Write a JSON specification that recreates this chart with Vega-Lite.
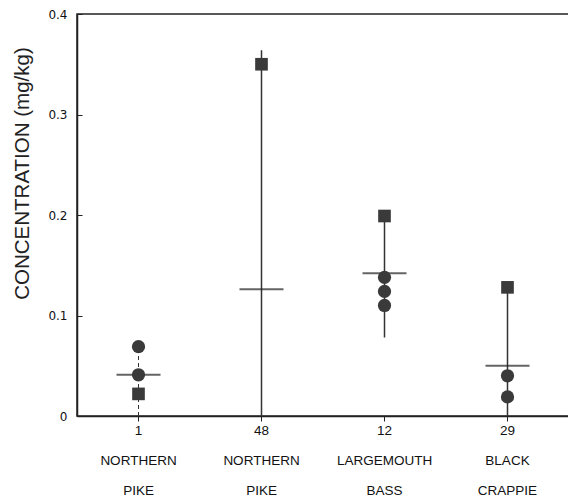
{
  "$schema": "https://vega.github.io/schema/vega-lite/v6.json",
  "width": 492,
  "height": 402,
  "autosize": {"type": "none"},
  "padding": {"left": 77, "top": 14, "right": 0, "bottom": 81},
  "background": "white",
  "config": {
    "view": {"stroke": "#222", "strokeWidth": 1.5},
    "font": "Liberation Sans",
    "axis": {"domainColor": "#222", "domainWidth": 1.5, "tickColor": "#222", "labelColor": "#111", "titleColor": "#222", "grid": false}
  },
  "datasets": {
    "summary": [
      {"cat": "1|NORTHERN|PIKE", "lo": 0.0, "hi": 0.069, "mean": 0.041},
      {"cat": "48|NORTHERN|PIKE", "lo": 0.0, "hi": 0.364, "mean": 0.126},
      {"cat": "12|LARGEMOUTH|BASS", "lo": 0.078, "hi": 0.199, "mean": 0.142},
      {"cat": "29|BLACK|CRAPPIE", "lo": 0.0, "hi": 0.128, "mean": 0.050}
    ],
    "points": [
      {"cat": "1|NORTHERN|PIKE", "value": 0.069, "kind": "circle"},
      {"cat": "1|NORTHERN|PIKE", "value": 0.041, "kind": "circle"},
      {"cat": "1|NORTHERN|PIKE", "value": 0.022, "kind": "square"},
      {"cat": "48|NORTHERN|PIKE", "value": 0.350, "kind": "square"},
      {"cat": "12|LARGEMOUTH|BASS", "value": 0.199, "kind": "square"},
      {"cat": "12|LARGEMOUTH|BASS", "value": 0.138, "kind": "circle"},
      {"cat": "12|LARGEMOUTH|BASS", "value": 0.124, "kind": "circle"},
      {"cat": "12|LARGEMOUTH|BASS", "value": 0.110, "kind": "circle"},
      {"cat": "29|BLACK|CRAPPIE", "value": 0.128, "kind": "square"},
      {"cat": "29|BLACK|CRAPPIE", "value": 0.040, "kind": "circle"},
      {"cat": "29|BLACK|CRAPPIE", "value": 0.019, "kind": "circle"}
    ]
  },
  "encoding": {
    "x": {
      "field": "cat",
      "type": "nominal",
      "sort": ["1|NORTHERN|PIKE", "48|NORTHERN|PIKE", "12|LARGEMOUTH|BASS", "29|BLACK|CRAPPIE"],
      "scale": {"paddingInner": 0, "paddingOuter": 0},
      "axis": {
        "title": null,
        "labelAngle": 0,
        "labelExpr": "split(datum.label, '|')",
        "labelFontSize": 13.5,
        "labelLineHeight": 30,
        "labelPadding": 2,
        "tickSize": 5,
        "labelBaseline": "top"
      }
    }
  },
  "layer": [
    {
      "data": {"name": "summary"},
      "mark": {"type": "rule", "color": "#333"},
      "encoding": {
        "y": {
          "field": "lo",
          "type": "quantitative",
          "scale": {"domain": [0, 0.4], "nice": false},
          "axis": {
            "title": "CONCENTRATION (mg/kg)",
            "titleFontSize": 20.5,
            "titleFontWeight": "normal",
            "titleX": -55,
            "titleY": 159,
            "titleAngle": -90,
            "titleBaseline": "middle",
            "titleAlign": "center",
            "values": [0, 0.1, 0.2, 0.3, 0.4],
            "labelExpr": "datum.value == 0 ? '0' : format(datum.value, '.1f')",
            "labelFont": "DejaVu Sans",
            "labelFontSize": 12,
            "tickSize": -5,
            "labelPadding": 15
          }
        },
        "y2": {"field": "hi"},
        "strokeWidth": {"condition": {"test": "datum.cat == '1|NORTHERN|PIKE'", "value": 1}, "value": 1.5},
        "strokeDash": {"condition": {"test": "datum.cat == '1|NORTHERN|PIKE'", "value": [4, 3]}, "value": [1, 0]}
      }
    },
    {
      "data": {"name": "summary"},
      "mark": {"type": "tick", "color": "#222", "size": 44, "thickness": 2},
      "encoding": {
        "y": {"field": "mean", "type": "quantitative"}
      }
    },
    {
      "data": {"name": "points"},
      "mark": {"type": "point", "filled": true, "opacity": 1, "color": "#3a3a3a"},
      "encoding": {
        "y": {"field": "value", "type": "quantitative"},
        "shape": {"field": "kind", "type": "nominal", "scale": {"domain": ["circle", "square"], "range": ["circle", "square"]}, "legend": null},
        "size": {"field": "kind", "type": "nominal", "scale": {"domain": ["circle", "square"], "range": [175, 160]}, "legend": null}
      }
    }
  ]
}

# # # # #

__WHAT YOU NEED TO DO__. Go through the material above and print all of it exactly, except the pictures.

__ANSWER TO THIS EXERCISE__.
Write a JSON specification that recreates this chart with Vega-Lite.
{
  "$schema": "https://vega.github.io/schema/vega-lite/v6.json",
  "width": 492,
  "height": 402,
  "autosize": {"type": "none"},
  "padding": {"left": 77, "top": 14, "right": 0, "bottom": 81},
  "background": "white",
  "config": {
    "view": {"stroke": "#222", "strokeWidth": 1.5},
    "font": "Liberation Sans",
    "axis": {"domainColor": "#222", "domainWidth": 1.5, "tickColor": "#222", "labelColor": "#111", "titleColor": "#222", "grid": false}
  },
  "datasets": {
    "summary": [
      {"cat": "1|NORTHERN|PIKE", "lo": 0.0, "hi": 0.069, "mean": 0.041},
      {"cat": "48|NORTHERN|PIKE", "lo": 0.0, "hi": 0.364, "mean": 0.126},
      {"cat": "12|LARGEMOUTH|BASS", "lo": 0.078, "hi": 0.199, "mean": 0.142},
      {"cat": "29|BLACK|CRAPPIE", "lo": 0.0, "hi": 0.128, "mean": 0.050}
    ],
    "points": [
      {"cat": "1|NORTHERN|PIKE", "value": 0.069, "kind": "circle"},
      {"cat": "1|NORTHERN|PIKE", "value": 0.041, "kind": "circle"},
      {"cat": "1|NORTHERN|PIKE", "value": 0.022, "kind": "square"},
      {"cat": "48|NORTHERN|PIKE", "value": 0.350, "kind": "square"},
      {"cat": "12|LARGEMOUTH|BASS", "value": 0.199, "kind": "square"},
      {"cat": "12|LARGEMOUTH|BASS", "value": 0.138, "kind": "circle"},
      {"cat": "12|LARGEMOUTH|BASS", "value": 0.124, "kind": "circle"},
      {"cat": "12|LARGEMOUTH|BASS", "value": 0.110, "kind": "circle"},
      {"cat": "29|BLACK|CRAPPIE", "value": 0.128, "kind": "square"},
      {"cat": "29|BLACK|CRAPPIE", "value": 0.040, "kind": "circle"},
      {"cat": "29|BLACK|CRAPPIE", "value": 0.019, "kind": "circle"}
    ]
  },
  "encoding": {
    "x": {
      "field": "cat",
      "type": "nominal",
      "sort": ["1|NORTHERN|PIKE", "48|NORTHERN|PIKE", "12|LARGEMOUTH|BASS", "29|BLACK|CRAPPIE"],
      "scale": {"paddingInner": 0, "paddingOuter": 0},
      "axis": {
        "title": null,
        "labelAngle": 0,
        "labelExpr": "split(datum.label, '|')",
        "labelFontSize": 13.5,
        "labelLineHeight": 30,
        "labelPadding": 2,
        "tickSize": 5,
        "labelBaseline": "top"
      }
    }
  },
  "layer": [
    {
      "data": {"name": "summary"},
      "mark": {"type": "rule", "color": "#333"},
      "encoding": {
        "y": {
          "field": "lo",
          "type": "quantitative",
          "scale": {"domain": [0, 0.4], "nice": false},
          "axis": {
            "title": "CONCENTRATION (mg/kg)",
            "titleFontSize": 20.5,
            "titleFontWeight": "normal",
            "titleX": -55,
            "titleY": 159,
            "titleAngle": -90,
            "titleBaseline": "middle",
            "titleAlign": "center",
            "values": [0, 0.1, 0.2, 0.3, 0.4],
            "labelExpr": "datum.value == 0 ? '0' : format(datum.value, '.1f')",
            "labelFont": "DejaVu Sans",
            "labelFontSize": 12,
            "tickSize": -5,
            "labelPadding": 15
          }
        },
        "y2": {"field": "hi"},
        "strokeWidth": {"condition": {"test": "datum.cat == '1|NORTHERN|PIKE'", "value": 1}, "value": 1.5},
        "strokeDash": {"condition": {"test": "datum.cat == '1|NORTHERN|PIKE'", "value": [4, 3]}, "value": [1, 0]}
      }
    },
    {
      "data": {"name": "summary"},
      "mark": {"type": "tick", "color": "#222", "size": 44, "thickness": 2},
      "encoding": {
        "y": {"field": "mean", "type": "quantitative"}
      }
    },
    {
      "data": {"name": "points"},
      "mark": {"type": "point", "filled": true, "opacity": 1, "color": "#3a3a3a"},
      "encoding": {
        "y": {"field": "value", "type": "quantitative"},
        "shape": {"field": "kind", "type": "nominal", "scale": {"domain": ["circle", "square"], "range": ["circle", "square"]}, "legend": null},
        "size": {"field": "kind", "type": "nominal", "scale": {"domain": ["circle", "square"], "range": [175, 160]}, "legend": null}
      }
    }
  ]
}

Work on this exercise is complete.